“THE corn is as high as an elephant’s eye,” or so goes the wonderful old Rodgers and Hammerstein song. The Bluegrass isn’t Oklahoma, where maybe it really does grow that tall (or else the elephants are smaller), but after a wet summer it’s looking good in the fields we see on our way to and from the barn.
When I think of corn, I tend to think in terms of how much feeding the horses is going to cost this winter, but Iroquois huntsman Lilla Mason sees something else, too, when she gazes across a field of Zea mays. She also sees a training tool for the puppies in their first year with the pack. Lilla mentioned to me the other day that she always likes a nice cornfield during the early autumn cubhunting season, the weeks of informal hunting that precede the season’s formal start in November. Why corn?
Corn fields are inviting because they are more spacious and easier for hounds to get into and move around in than overgrown, brambly, thickety coverts. Corn offers a good opportunity for the puppies to get used to diving into coverts without encountering thorns or tough going their first few times. This year, the coverts are looking thicker than ever, thanks again to the abundant rain central Kentucky had through most of the summer months.
“I think I have a better chance of getting puppies into coverts if I can get to corn early on to teach them to go in. It’s easier than if the first thing they encounter is thick, briery undergrowth with stickers,” Lilla explained. “You can easily put the hounds in a big corn field and surround it with the field members.”
Which raises another question. How does a huntsman, especially when sitting on horseback, convince young, inexperienced hounds to run into a covert if they have doubts about it?
“Remember the exercise where we hold the hounds up at the pond?” Lilla said. “It might look like a parlor trick, but we do it for a reason, too. During cubhunting season, we’ll ride to a covert, then hold the hounds up and release them into the covert, just as we do at the pond in the summer. The older hounds will run in because they know coverts are interesting, but the puppies don’t know that yet. They run in because they were trained to run in after we hold them up. That’s what they were trained to do at that cue. So that’s one way we teach them to go in.
“But sometimes, even with that training, a puppy might not understand why it should stick its nose into a thick covert that’s got stickers. So during cubhunting we try to go to little coverts or cornfields, where you know you can get the older hounds in and you hope those older hounds will speak. Sometimes, it takes that to get puppies in if they don’t understand where they’re going. In a cornfield, often the older hounds will go in so fast the puppies get swept along before they can process what they’re doing, and once they get inside they might then come right back out again, looking for guidance. But if the older hounds speak, that really gets the puppies’ attention.”

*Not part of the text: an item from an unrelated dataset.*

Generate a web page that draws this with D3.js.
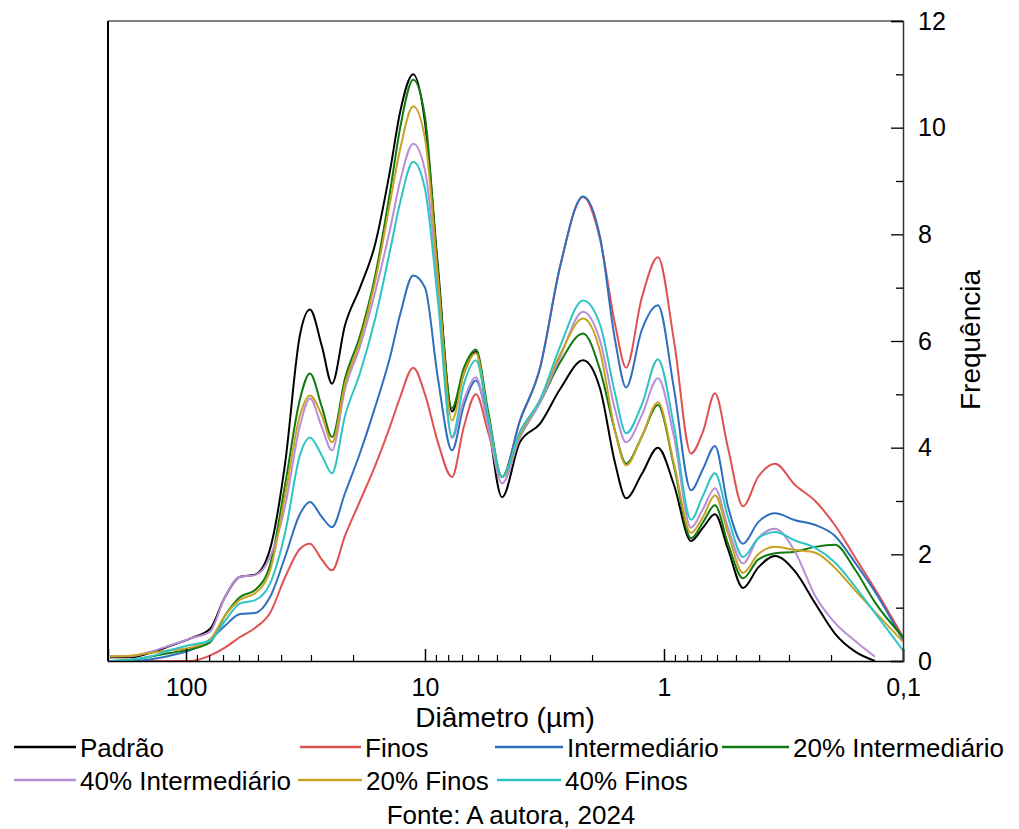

Those who were out last cubhunting season might remember a good example of this with young littermates Starter and Stanway, who wouldn’t go into a corn field at first.
“They wanted to, but they weren’t sure about it,” Lilla recalled. “They looked at the covert, they could hear the other hounds inside it, but Starter and Stanway still couldn’t quite convince themselves. But when the older hounds started to speak, they shot into the corn, then popped right back out again. The older hounds kept speaking, and Starter and Stanway just couldn’t stand it. So they both dove in, popped back out to listen, and then went back in again.
“They did this a few times, and it was like they were sticking their toes in the water, just testing it. It was funny, but that’s how they learn. Once they figure out that when other hounds speak, they want to hark to it, then it drives them crazy not to, and they’ll jump right in. It’s fun to watch.”
Kind of gives “children of the corn” a whole new (and much nicer) twist. Needless to say, I’ll be keeping my eye toward the corn this cubhunting season to see how the Iroquois puppies respond.